Have you heard the verse "the truth will make you free"?
Have you wondered why it hasn't made you feel free from your anxiety and negative thoughts yet?
I'm going to share the secret about truth that the people in charge never wanted us to know.
Why Some Truths Create Anxiety
Our white American society was built on hiding and avoiding the truth of slavery. We enslaved human beings to hoard, build, and generate wealth for ourselves, and we excluded everybody else from it, even the people who actually did the building. We did that for 400 years. How many generations do you think happen in 400 years?
What do you think that many years of hiding and avoiding the visible truth does to a society? What happens when we shrink all of that down into our daily lives? The fact that we don't know how to celebrate truth is chilling, but it also explains a lot about why we suffer so much anxiety and negative thinking.
Love Celebrates Truth
At the beginning of what became The Hart Habits, I came across the phrase "love celebrates truth." I had to sit with the word celebrate. What do we actually do when we celebrate something? We put it on a stage. We shine light on it. We put up billboards. We make a big deal. We highlight the good in it. We take the time to notice it, and pay attention to it.
Objective Truth vs. Subjective Truth
I like to talk about two kinds of truth: objective and subjective.
Objective truths are the ones we'd generally agree on as a group, usually based on facts, data, evidence, and statistics. The speed of light. The sky is blue. The grass is green. In reality, though, there are very few completely objective truths. Most things become subjective the moment we receive and process them for ourselves.
Subjective truths are the ones subject to our personal interpretation. They come through our eyes, ears, and senses, get processed by our brain, and are interpreted by our heart, soul, or spirit as true. I've talked before about the Reticular Activating System, and how the brain can lie to us to keep our reality matching what we expect. If you want fun, concrete examples of this, watch Brain Games on National Geographic.
Here's a subjective truth: I think I'm a tall woman. I'm five foot eight, which is tall compared to a lot of women. I'm often one of the taller women in a room. But if I'm standing next to a girlfriend who's six foot seven, she might look at me and think, you are not tall, you're small. That's true for both of us. It's true for me that I'm tall, because in most rooms I'm looking over people's heads. It's also true for her that I'm small.
How can I be both tall and small at the same time? Subjective truth. The truth has to come through my filter first, and through hers. Both are still true, even though they conflict.
The Plurality of Truth
You could search this as duality of truth, but I like to call it the plurality of truth, because every truth has more than two ways of looking at it. It's not just my way and their way. There are many different perspectives on any given situation.

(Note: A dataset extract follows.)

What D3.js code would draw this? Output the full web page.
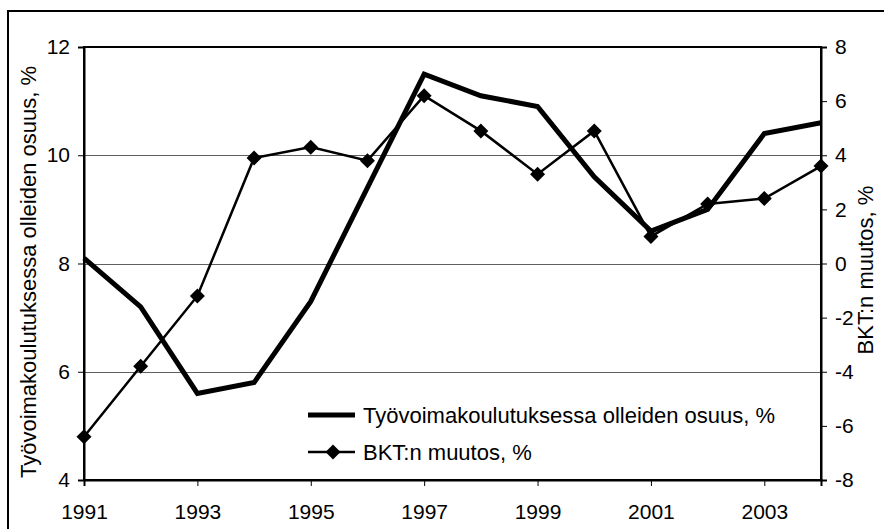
<!DOCTYPE html>
<html>
<head>
<meta charset="utf-8">
<script src="https://cdn.jsdelivr.net/npm/d3@7"></script>
<style>
  html, body { margin: 0; padding: 0; background: #fff; }
  svg { display: block; }
  text { font-family: "Liberation Sans", Arial, sans-serif; fill: #000; }
</style>
</head>
<body>
<svg id="chart" width="884" height="529"></svg>
<script>
const years = [1991,1992,1993,1994,1995,1996,1997,1998,1999,2000,2001,2002,2003,2004];
const trainingShare = [8.1,7.2,5.6,5.8,7.3,9.4,11.5,11.1,10.9,9.6,8.6,9.0,10.4,10.6];
const gdpChange = [-6.4,-3.8,-1.2,3.9,4.3,3.8,6.2,4.9,3.3,4.9,1.0,2.2,2.4,3.6];
const xTickYears = [1991,1993,1995,1997,1999,2001,2003];
const leftTicks = [4,6,8,10,12];
const rightTicks = [-8,-6,-4,-2,0,2,4,6,8];
const gridLeft = [6,8,10];
const leftTitle = "Työvoimakoulutuksessa olleiden osuus, %";
const rightTitle = "BKT:n muutos, %";
const legendLabels = ["Työvoimakoulutuksessa olleiden osuus, %", "BKT:n muutos, %"];

const svg = d3.select("#chart");
const L = 84, R = 821, T = 47, B = 480;

const x = d3.scalePoint().domain(years).range([L, R]);
const yL = d3.scaleLinear().domain([4, 12]).range([B, T]);
const yR = d3.scaleLinear().domain([-8, 8]).range([B, T]);

// outer frame (cropped)
svg.append("rect").attr("x", 8).attr("y", 11).attr("width", 1000).attr("height", 1000)
  .attr("fill", "#fff").attr("stroke", "#000").attr("stroke-width", 2);

// gridlines
svg.append("g").selectAll("line").data(gridLeft).join("line")
  .attr("x1", L).attr("x2", R)
  .attr("y1", d => Math.round(yL(d)) + 0.5).attr("y2", d => Math.round(yL(d)) + 0.5)
  .attr("stroke", "#606060").attr("stroke-width", 1);

// plot area border
svg.append("rect").attr("x", L).attr("y", T).attr("width", R - L).attr("height", B - T)
  .attr("fill", "none").attr("stroke", "#000").attr("stroke-width", 2);

const fs = "21px";
// left axis
const gL = svg.append("g").attr("transform", `translate(${L},0)`)
  .call(d3.axisLeft(yL).tickValues(leftTicks).tickSize(6).tickPadding(8).tickFormat(d3.format("d")));
gL.select(".domain").attr("stroke", "#000").attr("stroke-width", 2);
gL.selectAll(".tick line").attr("stroke", "#000").attr("stroke-width", 1);
gL.selectAll("text").style("font-size", fs).style("font-family", "'Liberation Sans', Arial, sans-serif");

// right axis
const gR = svg.append("g").attr("transform", `translate(${R},0)`)
  .call(d3.axisRight(yR).tickValues(rightTicks).tickSize(6).tickPadding(8).tickFormat(d3.format("d")));
gR.select(".domain").attr("stroke", "#000").attr("stroke-width", 2);
gR.selectAll(".tick line").attr("stroke", "#000").attr("stroke-width", 1);
gR.selectAll("text").style("font-size", fs).style("font-family", "'Liberation Sans', Arial, sans-serif")
  .text(d => d < 0 ? "-" + Math.abs(d) : d);

// bottom axis
const gB = svg.append("g").attr("transform", `translate(0,${B})`)
  .call(d3.axisBottom(x).tickValues(xTickYears).tickSize(6).tickPadding(18));
gB.select(".domain").attr("stroke", "#000").attr("stroke-width", 2);
gB.selectAll(".tick line").attr("stroke", "#000").attr("stroke-width", 1);
gB.selectAll("text").style("font-size", fs).style("font-family", "'Liberation Sans', Arial, sans-serif");

// thick line (left axis)
const lineL = d3.line().x((d, i) => x(years[i])).y(d => yL(d));
svg.append("path").datum(trainingShare).attr("d", lineL)
  .attr("fill", "none").attr("stroke", "#000").attr("stroke-width", 5).attr("stroke-linejoin", "miter");

// thin line with diamonds (right axis)
const lineR = d3.line().x((d, i) => x(years[i])).y(d => yR(d));
svg.append("path").datum(gdpChange).attr("d", lineR)
  .attr("fill", "none").attr("stroke", "#000").attr("stroke-width", 2.5);

const diamond = (cx, cy, r) => `M${cx},${cy - r}L${cx + r},${cy}L${cx},${cy + r}L${cx - r},${cy}Z`;
svg.append("g").selectAll("path").data(gdpChange).join("path")
  .attr("d", (d, i) => diamond(x(years[i]), yR(d), 7.5))
  .attr("fill", "#000");

// axis titles
svg.append("text").attr("transform", `translate(36,272) rotate(-90)`)
  .attr("text-anchor", "middle").style("font-size", "22px").text(leftTitle);
svg.append("text").attr("transform", `translate(873,270) rotate(-90)`)
  .attr("text-anchor", "middle").style("font-size", "22px").text(rightTitle);

// legend
const lg = svg.append("g");
lg.append("line").attr("x1", 308).attr("x2", 355).attr("y1", 415).attr("y2", 415)
  .attr("stroke", "#000").attr("stroke-width", 5);
lg.append("text").attr("x", 363).attr("y", 423).style("font-size", "22px").text(legendLabels[0]);
lg.append("line").attr("x1", 308).attr("x2", 355).attr("y1", 452).attr("y2", 452)
  .attr("stroke", "#000").attr("stroke-width", 2.5);
lg.append("path").attr("d", diamond(333, 452, 7.5)).attr("fill", "#000");
lg.append("text").attr("x", 363).attr("y", 460).style("font-size", "22px").text(legendLabels[1]);
</script>
</body>
</html>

Think about the four Gospels. Same story, four different people, different times, different perspectives, different messages. They tell the same story in different ways, and all of them are still true (according to believers), just shaped by whoever is telling it.
Here's the Point
Even when someone's truth is the opposite of yours, love celebrates truth. When you let other people hold their truth and choose to celebrate it instead of fighting it, everything works better.
That's their truth. You're not going to change it. Trying to is what's causing you the anxiety and negative thinking. Instead: shine a light on it. Pay attention to it. Highlight it. Understand it. Make your own decisions with it in mind.
You're free now. You get your freedom from letting them have their truth. You don't have to change them. You don't have to change their mind. You don't have to persuade anyone toward a different point of view. You're here to experience your own perspective and enjoy it as fully as possible, in service of your highest purpose. Gratitude helps with that.
What This Opens Up
Their truth being different from yours isn't a problem. When you can look at it honestly and celebrate it, meaning really pay attention to it, there are real benefits. You get to make better, more informed decisions about how you move forward, what you do or don't do, what your boundaries are, what Spirit is telling you, what your shadow or inner child wants, and how your strengths play into all of it.
You might notice that's the four components of the first Hart Habit, Self, the ones I walked through in the last several posts of this series. Truth is number two on the list instead of number one for a reason. You have to know yourself, love yourself, and embrace your own subjective truths before you can really embrace what other people believe is true too.
Soon, you'll get to a place where you can hold someone else's truth as true for them, and worth celebrating, simply because you want to live a life aligned with love. You'll make better decisions about how you move forward with people, and you'll find yourself more open-minded, more able to hold all the different truths, good, bad, and ugly, that exist in the connections and Spirit around you.
Recommended resources:
Dare to Lead by Brené Brown
The Reticular Activating System
Brain Games (National Geographic)
The New Jim Crow by Michelle Alexander
Question of the day: What truths are you avoiding, hiding, or trying to hide from? What would it look like to celebrate them instead?